Chapter 10. Threading

Minor Premise: One man can dig a posthole in sixty seconds.

Conclusion: Sixty men can dig a posthole in one second.

Ambrose Bierce, The Devil's Dictionary

Multithreading allows an application to do multiple things at the same time. While it is often possible to get the same effect with clever programming in a single thread, Java's extensive support of threads makes it easier to use multiple threads. In addition, single-threaded applications cannot take advantage of multiprocessor machines.

However, multithreading can be difficult to implement effectively. Multithreading improves performance in many cases, but it also has drawbacks if the default mechanisms for cooperation between threads are used simplistically. In this chapter, we look at the benefits and the disadvantages threads offer to performance. We examine the likely problems that may be encountered and discuss how to minimize the performance downside while still gaining the benefits of multiple threads.

Synchronization and Monitors

Synchronization can be confusing, so I felt it was worth including a short reminder of its subtleties here.

Two or more threads accessing and updating the same data variables have no way of knowing when a particular accessor update will occur relative to any other thread accesses. Synchronization ensures that a group of statements (a synchronized block) will execute atomically as far as all synchronized threads are concerned. Synchronization does not address the problem of which thread executes the statements first: it is first come, first served.

Synchronization is achieved using monitors. Every object can have a monitor associated with it, so any object can synchronize blocks. Before a synchronized block can be entered, a thread needs to gain ownership of the monitor for that block. Once the thread has gained ownership of the monitor, no other thread synchronized on the same monitor can gain entry to that block (or any other block or method synchronized on the same monitor).

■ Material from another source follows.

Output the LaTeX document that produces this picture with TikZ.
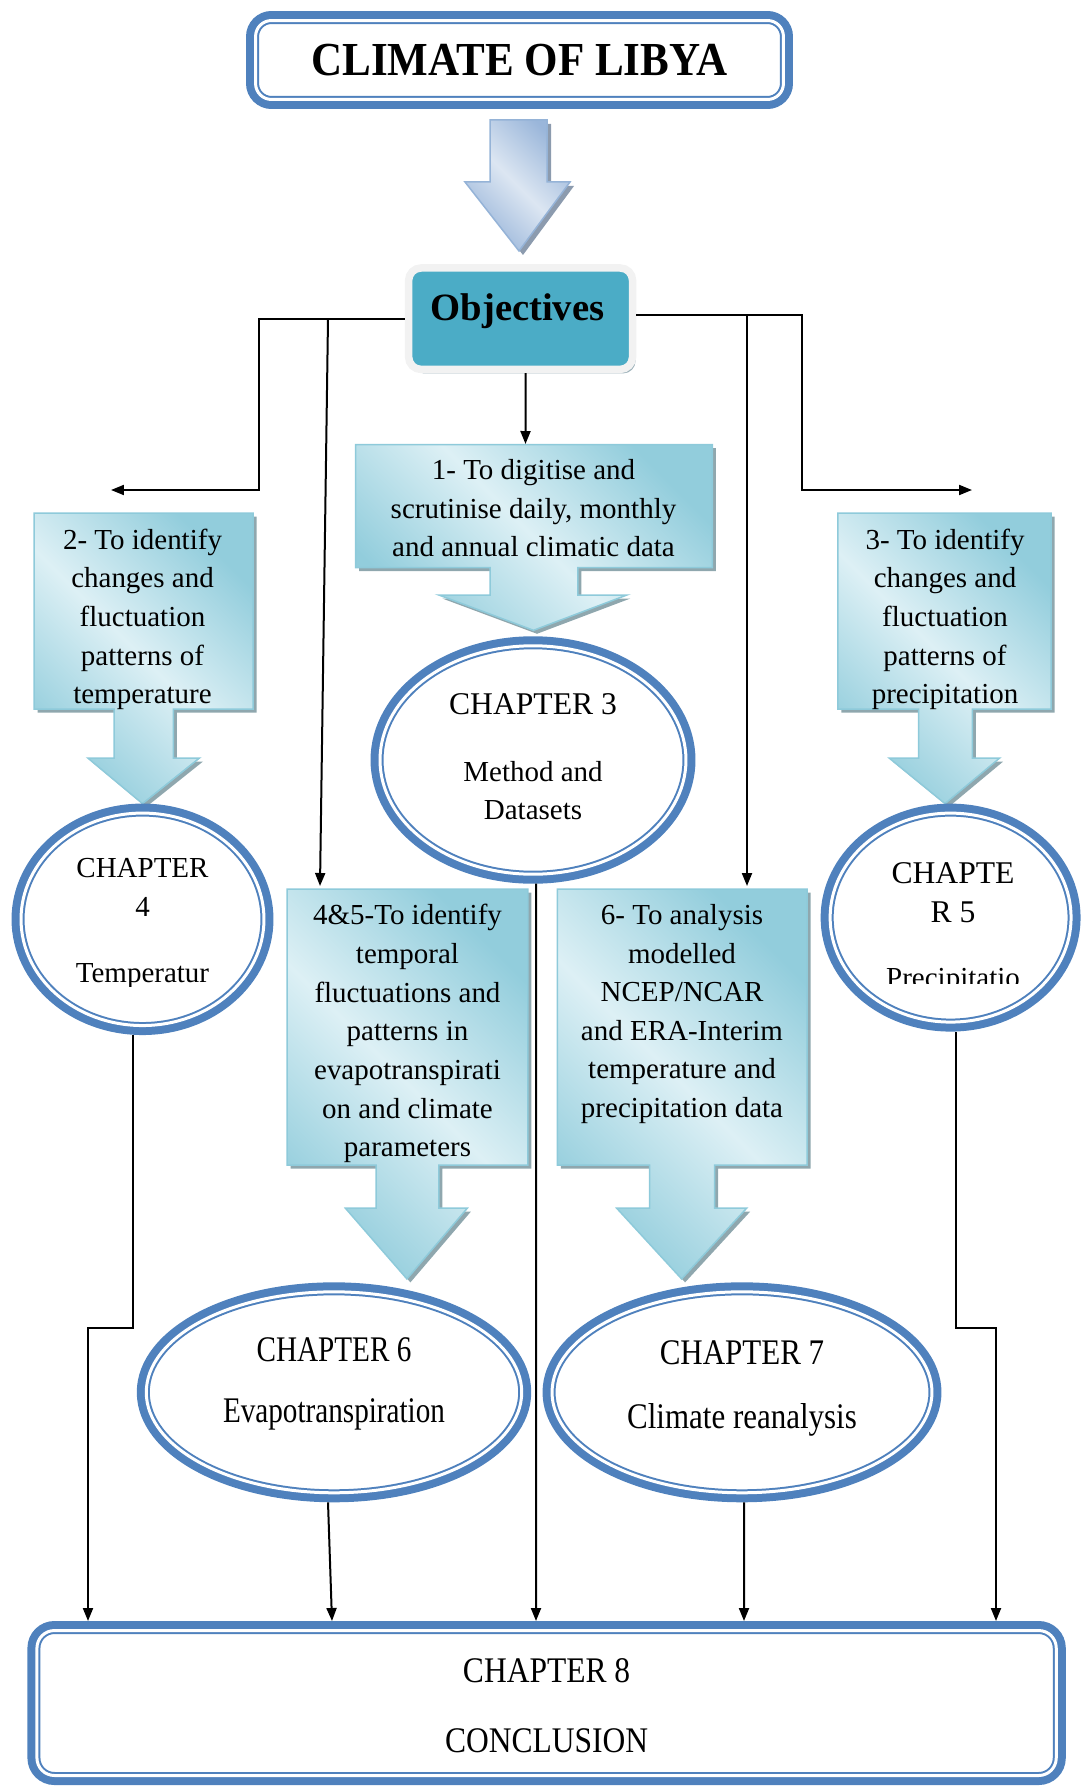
\documentclass[tikz,border=0pt]{standalone}
\usepackage{fontspec}
\setmainfont{Liberation Serif}
\usepackage{graphicx}
\usetikzlibrary{shapes.geometric,shadows,arrows.meta}

\definecolor{chblue}{HTML}{4F81BD}
\definecolor{aimlt}{HTML}{DDF0F5}
\definecolor{aimdk}{HTML}{92CDDC}
\definecolor{aimline}{HTML}{8ECADA}
\definecolor{aimshade}{HTML}{8FA7AE}
\definecolor{objteal}{HTML}{4BACC6}
\definecolor{objrim}{HTML}{F2F2F2}
\definecolor{objshade}{HTML}{9DB2BA}
\definecolor{arrlt}{HTML}{DCE6F2}
\definecolor{arrdk}{HTML}{9AB6DA}
\definecolor{arrline}{HTML}{95B3D7}
\definecolor{arrshade}{HTML}{8C9BAE}

\newcommand{\narrowtxt}[2]{\scalebox{#1}[1]{#2}}

\begin{document}
\begin{tikzpicture}[
        x=0.02cm, y=-0.02cm,
        dblline/.style={
            preaction={draw=chblue, line width=0.38cm},
            fill=white, draw=chblue, double=white,
            line width=0.04cm, double distance=0.06cm, outer sep=0.19cm
        },
        chapter/.style={dblline, ellipse, inner sep=0pt},
        banner/.style={dblline, rectangle, rounded corners=0.32cm, inner sep=0pt},
        aim/.style={
            top color=aimdk, bottom color=aimdk, middle color=aimlt,
            shading angle=-45, draw=aimline, line width=0.03cm,
            drop shadow={shadow xshift=0.07cm, shadow yshift=-0.07cm, fill=aimshade, opacity=1}
        },
        bigarrow/.style={
            top color=arrdk, bottom color=arrdk, middle color=arrlt,
            shading angle=-45, draw=arrline, line width=0.03cm,
            drop shadow={shadow xshift=0.08cm, shadow yshift=-0.08cm, fill=arrshade, opacity=1}
        },
        txt/.style={align=center, inner sep=0pt, font=\fontsize{16.5}{22}\selectfont},
        big/.style={txt, font=\fontsize{22}{26}\selectfont\bfseries},
        conn/.style={-{Triangle[width=0.2cm,length=0.26cm]}, line width=0.04cm}
    ]
    \useasboundingbox (0,0) rectangle (1084,1787);
    % Title
        \node[banner, big, font=\fontsize{24.5}{28}\selectfont\bfseries, minimum width=10.56cm, minimum height=1.58cm] (title) at (519.5,60) {\scalebox{1}[1.1]{CLIMATE OF LIBYA}};
        \path[bigarrow] (490,120) -- (547,120) -- (547,182) -- (570,182) -- (519,251) -- (465,182) -- (490,182) -- cycle;
        \node[draw=objrim, line width=0.15cm, fill=objteal, rounded corners=0.25cm,
            minimum width=4.48cm, minimum height=2.03cm,
            drop shadow={shadow xshift=0.06cm, shadow yshift=-0.08cm, fill=objshade, opacity=1}] (obj) at (520.6,318.7) {};
        \node[big] (objtxt) at (517.5,311) {Objectives};
    % Objectives
        \path[aim] (355.6,444.5) -- (712.4,444.5) -- (712.4,567.7) -- (577.9,567.7) -- (577.9,595) -- (626.9,595) -- (533.5,630.3) -- (438.8,595) -- (490.1,595) -- (490.1,567.7) -- (355.6,567.7) -- cycle;
        \node[txt] (aim1) at (533.5,508.3) {1- To digitise and\\scrutinise daily, monthly\\and annual climatic data};
        \path[aim] (34.2,513) -- (253,513) -- (253,709) -- (173.3,709) -- (173.3,758) -- (199.5,758) -- (142.5,803.6) -- (87.8,758) -- (114,758) -- (114,709) -- (34.2,709) -- cycle;
        \begin{scope}
            \clip (34.2,513) rectangle (253,709);
            \node[txt] (aim2) at (142.5,619.5) {2- To identify\\changes and\\fluctuation\\patterns of\\temperature};
        \end{scope}
        \path[aim] (837.8,513) -- (1051,513) -- (1051,709) -- (972.3,709) -- (972.3,758) -- (999.7,758) -- (945,803.6) -- (889.1,758) -- (918.7,758) -- (918.7,709) -- (837.8,709) -- cycle;
        \begin{scope}
            \clip (837.8,513) rectangle (1051,709);
            \node[txt] (aim3) at (945,619.5) {3- To identify\\changes and\\fluctuation\\patterns of\\precipitation};
        \end{scope}
        \path[aim] (287.2,889) -- (527.8,889) -- (527.8,1165) -- (438.8,1165) -- (438.8,1208.2) -- (467.3,1208.2) -- (406.9,1278.9) -- (345.4,1208.2) -- (376.2,1208.2) -- (376.2,1165) -- (287.2,1165) -- cycle;
        \begin{scope}
            \clip (287.2,889) rectangle (527.8,1165);
            \node[txt] (aim45) at (407.5,1033.6) {4\&5-To identify\\temporal\\fluctuations and\\patterns in\\evapotranspirati\\on and climate\\parameters};
        \end{scope}
        \path[aim] (557.4,889) -- (807,889) -- (807,1165) -- (714.7,1165) -- (714.7,1208.2) -- (746.6,1208.2) -- (681.6,1278.9) -- (616.7,1208.2) -- (649.7,1208.2) -- (649.7,1165) -- (557.4,1165) -- cycle;
        \node[txt] (aim6) at (682,1014) {6- To analysis\\modelled\\NCEP/NCAR\\and ERA-Interim\\temperature and\\precipitation data};
    % Chapters
        \node[chapter, minimum width=6.12cm, minimum height=4.57cm] (ch3) at (533,760) {};
        \node[txt] (ch3txt) at (533,756.8) {{\fontsize{18}{22}\selectfont CHAPTER 3}\\[16pt]Method and\\Datasets};
        \node[chapter, minimum width=4.86cm, minimum height=4.25cm] (ch4) at (142.5,919.3) {};
        \begin{scope}
            \clip (0,0) rectangle (1084,986);
            \node[txt] (ch4txt) at (142.5,923.5) {CHAPTER\\4\\[15.4pt]Temperatur};
        \end{scope}
        \node[chapter, minimum width=4.82cm, minimum height=4.18cm] (ch5) at (950.6,917.6) {};
        \begin{scope}
            \clip (0,0) rectangle (1084,983);
            \node[txt, font=\fontsize{18}{22}\selectfont] (ch5txt) at (953,928.2) {CHAPTE\\R 5\\[15.4pt]{\fontsize{16.5}{22}\selectfont Precipitatio}};
        \end{scope}
        \node[chapter, minimum width=7.51cm, minimum height=4.02cm] (ch6) at (334,1392.3) {};
        \node[txt, font=\fontsize{20.5}{24}\selectfont] (ch6txt) at (334,1383.7) {\narrowtxt{0.81}{CHAPTER 6}\\[10.9pt]\narrowtxt{0.81}{Evapotranspiration}};
        \node[chapter, minimum width=7.6cm, minimum height=4.02cm] (ch7) at (742,1392.3) {};
        \node[txt, font=\fontsize{20.5}{24}\selectfont] (ch7txt) at (742,1388.4) {\narrowtxt{0.86}{CHAPTER 7}\\[12.9pt]\narrowtxt{0.86}{Climate reanalysis}};
        \node[banner, rounded corners=0.35cm, minimum width=20.39cm, minimum height=2.9cm] (ch8) at (546.6,1703) {};
        \node[txt, font=\fontsize{20.5}{24}\selectfont] (ch8txt) at (546.6,1706) {\narrowtxt{0.875}{CHAPTER 8}\\[15.7pt]\narrowtxt{0.875}{CONCLUSION}};
    % Connectors
        \coordinate (lt) at (111,490);
        \coordinate (rt) at (972,490);
        \coordinate (lb) at (328,319);
        \coordinate (rb) at (747,315);
        \coordinate (in1) at (525.5,444);
        \coordinate (in45) at (320,886);
        \coordinate (in6) at (747,886);
        \draw[conn] (obj.west) -- ++(-146,0) |- (lt);
        \draw[conn] ([yshift=0.08cm]obj.east) -- ++(166,0) |- (rt);
        \draw[conn] ([xshift=0.1cm]obj.south) -- (in1);
        \draw[conn] (lb) -- (in45);
        \draw[conn] (rb) -- (in6);
        \foreach \n/\x in {a/88,b/332,c/536,d/744,e/996}{
            \coordinate (in8\n) at (\x,1621);
        }
        \draw[conn] ([xshift=-0.2cm]ch4.south) -- ++(0,293) -| (in8a);
        \draw[conn] ([xshift=-0.12cm]ch6.south) -- (in8b);
        \draw[conn] ([xshift=0.06cm]ch3.south) -- (in8c);
        \draw[conn] ([xshift=0.04cm]ch7.south) -- (in8d);
        \draw[conn] ([xshift=0.1cm]ch5.south) -- ++(0,296) -| (in8e);
\end{tikzpicture}
\end{document}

The thread owning the monitor gets to execute all the statements in the block, and then automatically releases ownership of the monitor on exiting the block. At that point, another thread waiting to enter the block can acquire ownership of the monitor.

Note, however, that threads synchronized on different monitors can gain entry to the same block at any time. For example, a block defined with a synchronized(this) expression is synchronized on the monitor of the this object. If this is an object that is different for two different threads, both threads can gain ownership of their own monitor for that block, and both can execute the block at the same time. This won't matter if the block affects only variables specific to its thread (such as instance variables of this), but can lead to corrupt states if the block alters variables that are shared between the threads, such as static variables.

Multithreading needs more care in coding than single threading. When tuning threads, it is easy to make a little change here, and a little change there, and end up with total confusion, race conditions, and deadlock. Before you start tuning threads, it is important to have a good understanding of how they interact and how to make them cooperate and control each other. This book is not a tutorial on threads, so I don't intend to cover the subject from a non-performance-tuning standpoint in any great detail. Two excellent books on Java threads are Java Threads by Scott Oaks and Henry Wong (O'Reilly) and Concurrent Programming in Java by Doug Lea (Addison Wesley).

If you are not comfortable with Java synchronization and how it works, I strongly advise you to spend some time studying how to use threads and synchronization. Be sure you understand how race conditions and deadlocks occur (many articles and books on Java go into this in detail, and there are brief examples in the later sections of this chapter). Be sure you know how to correctly use the various wait( ) and notify( ) methods in the Object class as well as the synchronized keyword, and understand which monitor objects are used and how they are used when execution reaches a synchronized block or method.